#### JOB
Gather every line that includes the word "this", please.

#### EXTRACTED DATA
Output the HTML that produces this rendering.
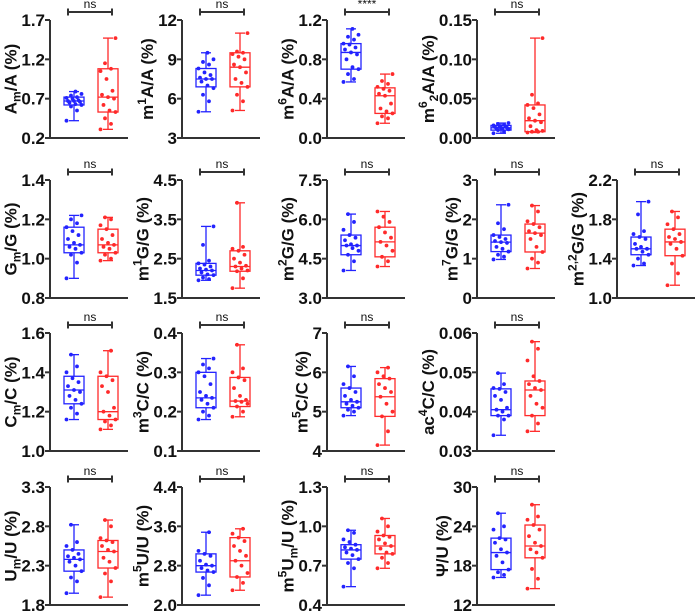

---

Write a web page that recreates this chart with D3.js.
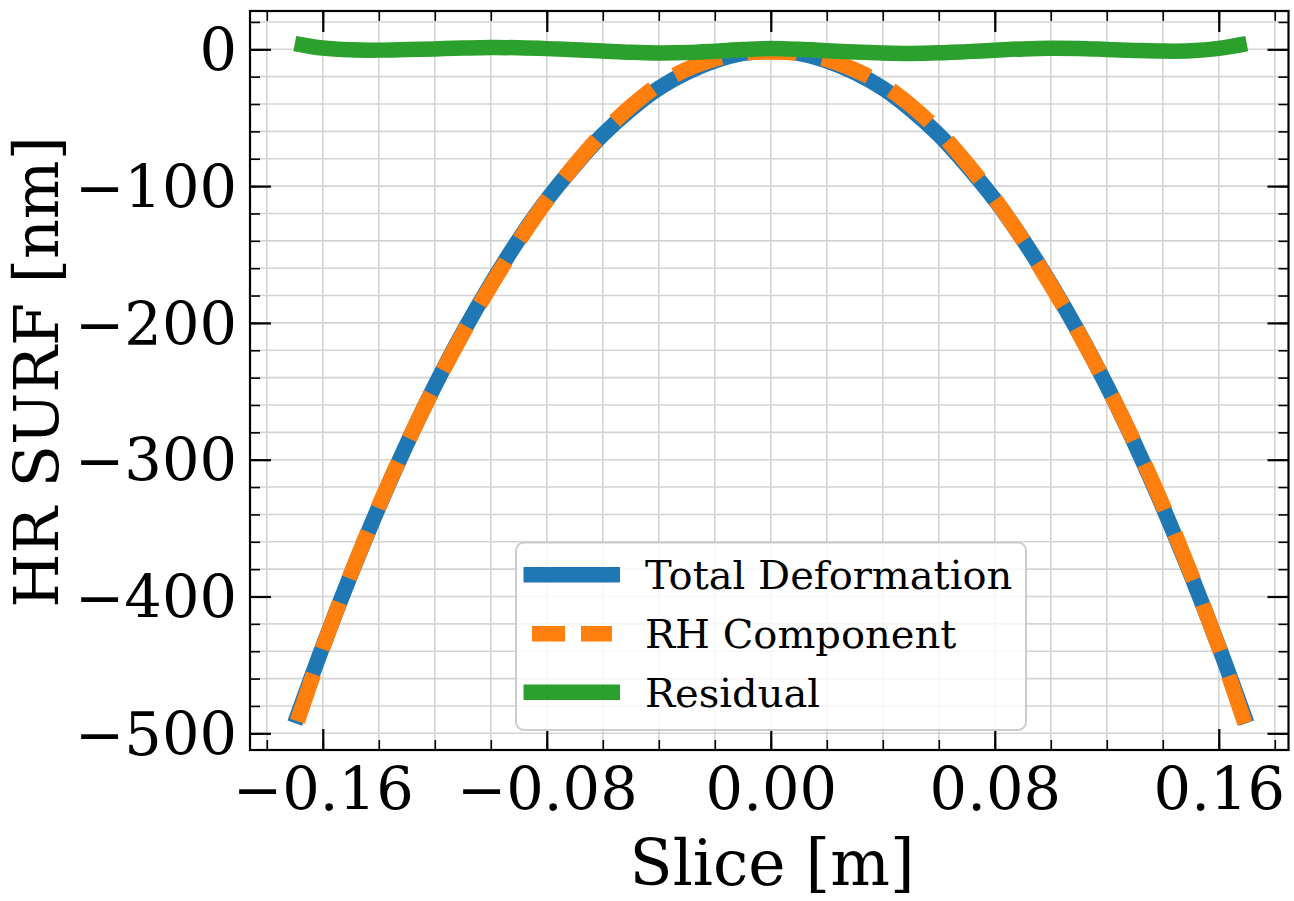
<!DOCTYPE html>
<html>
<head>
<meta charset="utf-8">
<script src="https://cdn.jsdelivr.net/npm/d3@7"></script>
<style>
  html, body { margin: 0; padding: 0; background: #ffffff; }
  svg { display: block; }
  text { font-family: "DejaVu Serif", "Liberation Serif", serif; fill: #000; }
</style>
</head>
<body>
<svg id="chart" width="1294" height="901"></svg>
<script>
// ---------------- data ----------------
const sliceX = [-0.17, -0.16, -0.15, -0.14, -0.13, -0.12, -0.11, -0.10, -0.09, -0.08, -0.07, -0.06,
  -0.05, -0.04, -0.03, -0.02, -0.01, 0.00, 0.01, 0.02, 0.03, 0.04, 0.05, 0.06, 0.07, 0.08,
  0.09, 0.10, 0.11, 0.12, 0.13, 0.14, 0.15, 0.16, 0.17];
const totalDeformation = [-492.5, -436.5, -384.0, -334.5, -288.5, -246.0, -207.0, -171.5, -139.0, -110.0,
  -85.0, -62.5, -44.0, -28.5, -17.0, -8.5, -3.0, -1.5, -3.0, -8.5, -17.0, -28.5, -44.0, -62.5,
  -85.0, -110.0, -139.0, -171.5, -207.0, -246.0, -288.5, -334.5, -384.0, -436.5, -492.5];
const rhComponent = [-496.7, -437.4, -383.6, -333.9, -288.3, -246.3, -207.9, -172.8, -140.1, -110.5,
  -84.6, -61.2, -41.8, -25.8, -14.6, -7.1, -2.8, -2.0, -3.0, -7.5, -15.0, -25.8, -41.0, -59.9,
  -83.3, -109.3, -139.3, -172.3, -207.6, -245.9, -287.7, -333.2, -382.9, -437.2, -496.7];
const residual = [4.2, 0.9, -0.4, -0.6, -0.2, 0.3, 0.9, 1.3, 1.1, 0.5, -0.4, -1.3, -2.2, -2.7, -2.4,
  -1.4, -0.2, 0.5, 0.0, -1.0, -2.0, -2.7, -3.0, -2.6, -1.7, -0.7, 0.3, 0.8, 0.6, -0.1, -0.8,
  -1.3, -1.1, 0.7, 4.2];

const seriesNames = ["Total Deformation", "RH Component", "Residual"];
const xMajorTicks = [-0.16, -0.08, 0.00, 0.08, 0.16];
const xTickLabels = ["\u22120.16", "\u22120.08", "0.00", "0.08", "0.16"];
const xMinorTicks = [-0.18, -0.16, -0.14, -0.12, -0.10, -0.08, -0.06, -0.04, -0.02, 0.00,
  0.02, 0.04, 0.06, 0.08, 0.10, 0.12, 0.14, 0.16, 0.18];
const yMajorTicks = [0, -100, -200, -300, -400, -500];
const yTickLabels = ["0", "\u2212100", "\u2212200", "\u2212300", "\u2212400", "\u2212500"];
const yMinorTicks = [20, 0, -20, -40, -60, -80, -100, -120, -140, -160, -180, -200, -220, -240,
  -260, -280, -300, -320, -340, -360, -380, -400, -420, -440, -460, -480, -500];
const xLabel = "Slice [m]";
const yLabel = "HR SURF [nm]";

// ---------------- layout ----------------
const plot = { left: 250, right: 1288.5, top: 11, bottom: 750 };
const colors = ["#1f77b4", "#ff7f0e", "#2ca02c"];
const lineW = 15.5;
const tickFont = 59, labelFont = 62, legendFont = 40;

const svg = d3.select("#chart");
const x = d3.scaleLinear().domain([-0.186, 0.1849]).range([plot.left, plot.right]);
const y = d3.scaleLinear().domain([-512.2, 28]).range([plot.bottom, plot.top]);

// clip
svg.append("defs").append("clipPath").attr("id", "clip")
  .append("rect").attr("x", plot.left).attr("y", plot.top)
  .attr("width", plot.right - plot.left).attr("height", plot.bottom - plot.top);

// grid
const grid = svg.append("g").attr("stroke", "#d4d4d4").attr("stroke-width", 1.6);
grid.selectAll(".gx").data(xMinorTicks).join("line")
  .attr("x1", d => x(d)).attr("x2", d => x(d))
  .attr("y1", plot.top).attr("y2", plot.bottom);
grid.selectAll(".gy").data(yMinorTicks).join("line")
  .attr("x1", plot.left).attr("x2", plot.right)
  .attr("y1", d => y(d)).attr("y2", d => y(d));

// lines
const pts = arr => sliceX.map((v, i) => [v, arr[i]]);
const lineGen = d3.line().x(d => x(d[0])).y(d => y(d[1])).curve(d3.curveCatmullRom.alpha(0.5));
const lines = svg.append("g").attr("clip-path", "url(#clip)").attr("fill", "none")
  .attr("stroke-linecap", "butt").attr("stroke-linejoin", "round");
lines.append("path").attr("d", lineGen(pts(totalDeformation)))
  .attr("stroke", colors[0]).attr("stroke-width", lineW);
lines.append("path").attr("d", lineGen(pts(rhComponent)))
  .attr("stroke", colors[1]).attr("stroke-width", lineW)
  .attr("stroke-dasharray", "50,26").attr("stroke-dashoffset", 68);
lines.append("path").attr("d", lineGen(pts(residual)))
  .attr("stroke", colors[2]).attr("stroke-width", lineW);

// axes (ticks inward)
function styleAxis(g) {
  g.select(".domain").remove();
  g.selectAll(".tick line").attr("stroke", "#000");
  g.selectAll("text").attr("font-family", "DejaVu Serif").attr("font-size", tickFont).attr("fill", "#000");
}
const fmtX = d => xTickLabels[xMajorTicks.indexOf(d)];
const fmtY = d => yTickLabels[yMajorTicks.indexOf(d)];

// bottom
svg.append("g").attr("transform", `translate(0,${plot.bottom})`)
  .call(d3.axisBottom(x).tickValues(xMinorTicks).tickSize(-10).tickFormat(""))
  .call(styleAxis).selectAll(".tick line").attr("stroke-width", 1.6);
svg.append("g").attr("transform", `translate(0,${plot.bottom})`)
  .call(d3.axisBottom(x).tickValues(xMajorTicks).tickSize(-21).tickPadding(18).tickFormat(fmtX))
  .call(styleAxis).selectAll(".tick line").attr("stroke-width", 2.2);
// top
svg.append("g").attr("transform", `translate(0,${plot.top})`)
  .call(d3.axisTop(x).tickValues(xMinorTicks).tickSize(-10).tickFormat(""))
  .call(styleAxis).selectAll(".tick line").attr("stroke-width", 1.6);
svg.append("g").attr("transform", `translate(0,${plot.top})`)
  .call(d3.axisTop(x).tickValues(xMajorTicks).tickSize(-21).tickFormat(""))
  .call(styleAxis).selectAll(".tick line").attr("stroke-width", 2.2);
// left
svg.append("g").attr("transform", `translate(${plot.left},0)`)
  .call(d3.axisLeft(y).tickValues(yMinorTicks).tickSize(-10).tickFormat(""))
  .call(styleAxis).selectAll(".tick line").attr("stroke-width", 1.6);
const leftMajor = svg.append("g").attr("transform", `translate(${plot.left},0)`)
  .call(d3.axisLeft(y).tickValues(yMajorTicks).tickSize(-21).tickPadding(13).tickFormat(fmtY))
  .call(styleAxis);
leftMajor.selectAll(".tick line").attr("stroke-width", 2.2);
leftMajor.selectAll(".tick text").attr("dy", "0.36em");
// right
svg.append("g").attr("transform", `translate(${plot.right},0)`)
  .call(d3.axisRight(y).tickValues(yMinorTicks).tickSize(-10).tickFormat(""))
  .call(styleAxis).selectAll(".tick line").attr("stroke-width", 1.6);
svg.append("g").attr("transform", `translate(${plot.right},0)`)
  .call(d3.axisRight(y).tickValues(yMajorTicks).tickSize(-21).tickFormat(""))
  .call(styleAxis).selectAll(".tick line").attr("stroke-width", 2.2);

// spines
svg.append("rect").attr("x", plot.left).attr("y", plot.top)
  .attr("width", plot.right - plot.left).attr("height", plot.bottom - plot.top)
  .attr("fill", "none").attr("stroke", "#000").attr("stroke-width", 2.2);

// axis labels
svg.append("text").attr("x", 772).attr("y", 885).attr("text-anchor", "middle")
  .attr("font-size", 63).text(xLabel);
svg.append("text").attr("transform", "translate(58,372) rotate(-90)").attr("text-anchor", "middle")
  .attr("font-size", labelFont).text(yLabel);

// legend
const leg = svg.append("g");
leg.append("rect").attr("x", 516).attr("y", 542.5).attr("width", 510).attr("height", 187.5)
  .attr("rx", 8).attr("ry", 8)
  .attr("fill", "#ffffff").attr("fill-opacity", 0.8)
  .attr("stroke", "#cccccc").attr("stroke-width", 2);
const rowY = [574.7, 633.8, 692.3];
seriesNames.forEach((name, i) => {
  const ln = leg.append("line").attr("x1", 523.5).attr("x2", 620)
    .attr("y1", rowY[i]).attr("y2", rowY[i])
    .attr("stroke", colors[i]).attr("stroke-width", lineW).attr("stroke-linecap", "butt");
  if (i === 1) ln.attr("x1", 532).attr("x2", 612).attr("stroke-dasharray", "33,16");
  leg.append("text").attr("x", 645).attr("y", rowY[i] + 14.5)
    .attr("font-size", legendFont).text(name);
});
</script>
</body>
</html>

---

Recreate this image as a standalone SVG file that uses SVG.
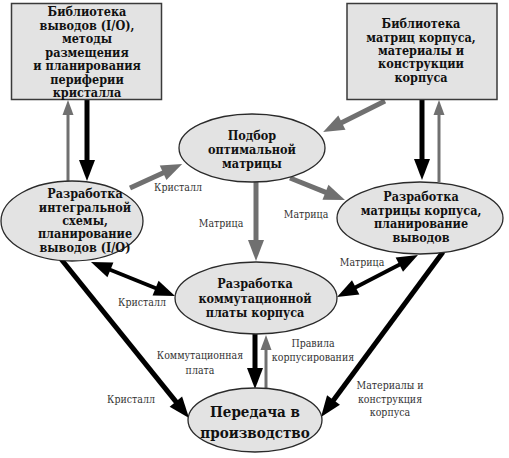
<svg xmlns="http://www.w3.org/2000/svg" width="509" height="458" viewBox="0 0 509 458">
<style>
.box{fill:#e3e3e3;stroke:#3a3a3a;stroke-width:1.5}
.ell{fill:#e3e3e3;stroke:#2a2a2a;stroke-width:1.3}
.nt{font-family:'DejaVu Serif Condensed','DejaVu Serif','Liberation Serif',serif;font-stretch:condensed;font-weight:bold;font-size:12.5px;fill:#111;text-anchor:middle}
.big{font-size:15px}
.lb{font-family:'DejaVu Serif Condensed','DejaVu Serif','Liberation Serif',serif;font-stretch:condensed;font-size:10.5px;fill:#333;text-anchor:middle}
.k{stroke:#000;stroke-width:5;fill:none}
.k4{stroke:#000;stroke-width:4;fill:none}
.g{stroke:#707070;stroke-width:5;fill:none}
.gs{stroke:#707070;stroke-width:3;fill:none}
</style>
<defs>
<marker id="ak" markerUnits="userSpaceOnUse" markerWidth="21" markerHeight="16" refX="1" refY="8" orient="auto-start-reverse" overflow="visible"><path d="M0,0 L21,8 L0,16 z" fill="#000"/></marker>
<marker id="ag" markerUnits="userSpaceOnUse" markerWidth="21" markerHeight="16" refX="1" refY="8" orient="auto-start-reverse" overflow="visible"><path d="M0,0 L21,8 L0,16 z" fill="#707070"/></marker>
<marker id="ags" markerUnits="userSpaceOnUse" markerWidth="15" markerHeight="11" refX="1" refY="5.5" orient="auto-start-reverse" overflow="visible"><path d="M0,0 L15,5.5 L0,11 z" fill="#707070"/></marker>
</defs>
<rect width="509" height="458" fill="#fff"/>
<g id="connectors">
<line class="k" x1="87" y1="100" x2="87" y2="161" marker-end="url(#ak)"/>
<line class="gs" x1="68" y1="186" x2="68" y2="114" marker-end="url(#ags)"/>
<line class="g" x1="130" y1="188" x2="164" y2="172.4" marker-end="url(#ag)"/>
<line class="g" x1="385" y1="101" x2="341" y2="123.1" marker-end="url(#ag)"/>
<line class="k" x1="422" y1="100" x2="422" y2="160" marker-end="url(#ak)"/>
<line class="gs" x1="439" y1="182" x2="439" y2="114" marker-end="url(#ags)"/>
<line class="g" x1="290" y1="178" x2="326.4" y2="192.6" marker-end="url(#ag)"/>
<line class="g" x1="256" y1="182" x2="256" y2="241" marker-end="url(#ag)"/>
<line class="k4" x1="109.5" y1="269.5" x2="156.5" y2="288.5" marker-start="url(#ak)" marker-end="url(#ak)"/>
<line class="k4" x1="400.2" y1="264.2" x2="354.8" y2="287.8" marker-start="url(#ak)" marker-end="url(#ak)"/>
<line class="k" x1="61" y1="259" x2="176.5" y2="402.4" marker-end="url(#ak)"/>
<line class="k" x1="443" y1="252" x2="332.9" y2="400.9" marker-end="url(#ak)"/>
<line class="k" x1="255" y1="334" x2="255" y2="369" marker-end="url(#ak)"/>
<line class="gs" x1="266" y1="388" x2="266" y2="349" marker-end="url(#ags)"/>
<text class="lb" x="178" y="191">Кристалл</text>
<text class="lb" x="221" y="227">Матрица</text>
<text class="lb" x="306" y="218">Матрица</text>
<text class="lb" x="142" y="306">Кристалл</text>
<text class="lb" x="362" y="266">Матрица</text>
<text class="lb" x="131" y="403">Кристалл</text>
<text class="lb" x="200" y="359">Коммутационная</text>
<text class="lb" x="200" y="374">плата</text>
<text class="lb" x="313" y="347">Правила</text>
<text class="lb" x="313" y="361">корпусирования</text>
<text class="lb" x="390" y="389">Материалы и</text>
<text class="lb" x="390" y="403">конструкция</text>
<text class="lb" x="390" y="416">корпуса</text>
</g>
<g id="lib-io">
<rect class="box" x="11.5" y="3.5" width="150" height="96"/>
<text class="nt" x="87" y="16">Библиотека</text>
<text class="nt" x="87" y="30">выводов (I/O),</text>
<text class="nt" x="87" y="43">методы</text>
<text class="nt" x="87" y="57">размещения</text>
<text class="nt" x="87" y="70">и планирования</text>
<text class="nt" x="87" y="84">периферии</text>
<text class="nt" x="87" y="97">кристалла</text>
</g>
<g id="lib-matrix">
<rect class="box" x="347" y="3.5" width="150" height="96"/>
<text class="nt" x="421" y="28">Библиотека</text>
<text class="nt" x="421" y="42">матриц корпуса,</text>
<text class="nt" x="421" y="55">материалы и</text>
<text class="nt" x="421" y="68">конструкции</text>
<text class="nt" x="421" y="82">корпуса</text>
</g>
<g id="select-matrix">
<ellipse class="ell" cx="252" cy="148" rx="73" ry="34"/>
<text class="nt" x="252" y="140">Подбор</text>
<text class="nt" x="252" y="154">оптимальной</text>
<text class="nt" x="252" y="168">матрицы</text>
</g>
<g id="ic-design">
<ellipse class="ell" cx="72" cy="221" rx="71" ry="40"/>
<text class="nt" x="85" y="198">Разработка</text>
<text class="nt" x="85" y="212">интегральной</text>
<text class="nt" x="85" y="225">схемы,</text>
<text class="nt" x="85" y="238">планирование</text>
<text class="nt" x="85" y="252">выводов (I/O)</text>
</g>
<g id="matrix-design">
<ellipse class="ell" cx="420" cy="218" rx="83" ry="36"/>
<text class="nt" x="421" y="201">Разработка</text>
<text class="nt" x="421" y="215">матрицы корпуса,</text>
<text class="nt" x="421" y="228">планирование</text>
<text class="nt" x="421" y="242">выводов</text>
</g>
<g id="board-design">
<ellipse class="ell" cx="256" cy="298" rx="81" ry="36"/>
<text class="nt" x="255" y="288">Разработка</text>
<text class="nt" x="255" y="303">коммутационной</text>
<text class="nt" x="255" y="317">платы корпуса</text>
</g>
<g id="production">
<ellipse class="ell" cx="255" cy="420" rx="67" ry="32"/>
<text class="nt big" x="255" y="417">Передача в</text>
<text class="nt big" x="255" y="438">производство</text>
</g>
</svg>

#### COMPLETE OUTPUT
Output the HTML that produces this rendering.
Write a web page that recreates this chart with D3.js.
Recreate this image as a standalone SVG file that uses SVG.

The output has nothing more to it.